Figure 6-8. Pulmonary sequestration.

Images from two different patients are shown. Patient 1 (A–D) is a 55-day-old infant with a prenatal diagnosis of CPAM who had a chest CT scan, which showed a 2.6 x 1.5 x 1.5 cm pulmonary opacity in the medial right lower lobe (A, arrowhead) containing air bronchograms and central lucency. A systemic feeding artery to the pulmonary lesion (A, arrow) was present, consistent with PS. The feeding vessel was ~2 mm in diameter, originating from the anterior aspect of the descending thoracic aorta approximately 3 cm cephalad to the diaphragmatic hiatus to the aorta and coursing posterior to the esophagus to end in the pulmonary lesion.

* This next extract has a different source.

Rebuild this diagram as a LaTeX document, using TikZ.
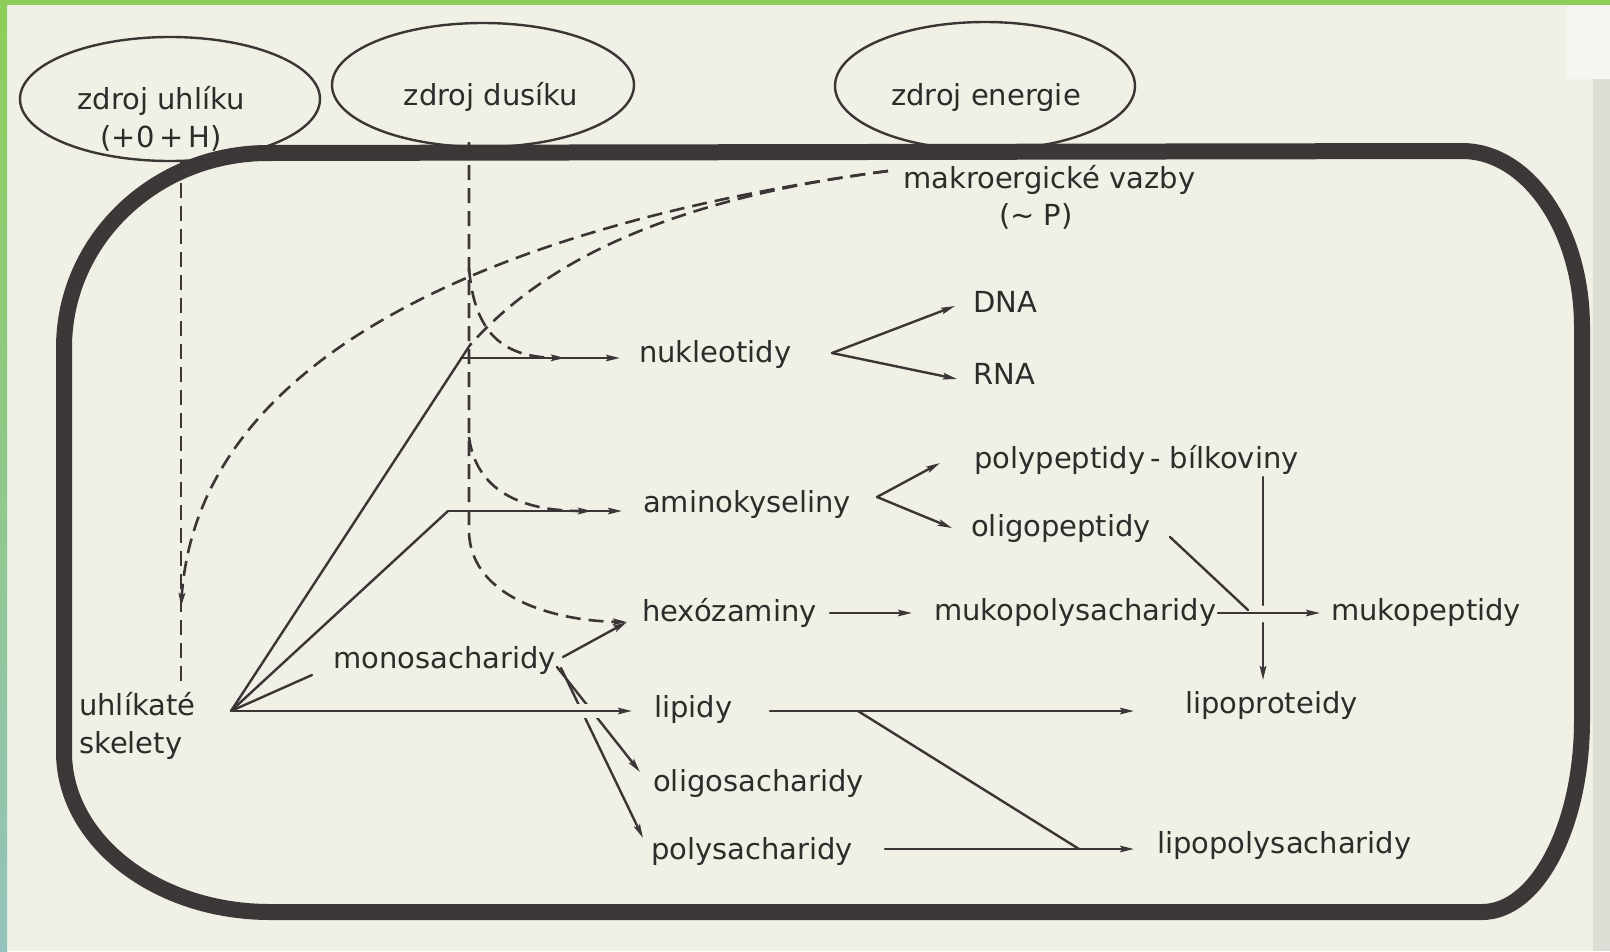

A right lower lobe wedge resection was performed. A vessel unpaired with an airway (B, arrow) was present on the opposite side of the specimen as the normal bronchovascular bundle entering the lung wedge. Histologic examination confirmed the diagnosis of ILS with the isolated feeding vessel consisting of a large elastic artery unpaired with an airway structure (C, bv = blood vessel) that was distinct from the paired bronchus and blood vessel entering the opposite side of the lung wedge (D, br = bronchus, bv = blood vessel). Patient 2 (E–H) is a 3-month-old boy who was found to have a left lower lobe lesion (E, arrowhead) with a large systemic feeder vessel originating from the thoracic aorta (E, arrow), consistent with PS. A left lower lobe lobectomy was performed revealing a feeder vessel entering the specimen ~2 cm from the hilar structures. The lobe was comprised of numerous cysts (F, arrowheads) surrounded by a rim of more normal appearing parenchyma (F, nl = normal), consistent with ILS. The cystic structures were lined by ciliated columnar epithelium (G, arrow) resembling the epithelium (H, arrow) lining normal bronchioles (H, br = bronchiole), characteristic of CPAM, type 2. The dilated airways within the lesion contained acute and chronic inflammatory cells including macrophages and neutrophils admixed with amorphous mucinous material (G, top right), indicative of involvement by an inflammatory/infectious process. Original magnifications: 4x (C, D, F), 100x (G, H).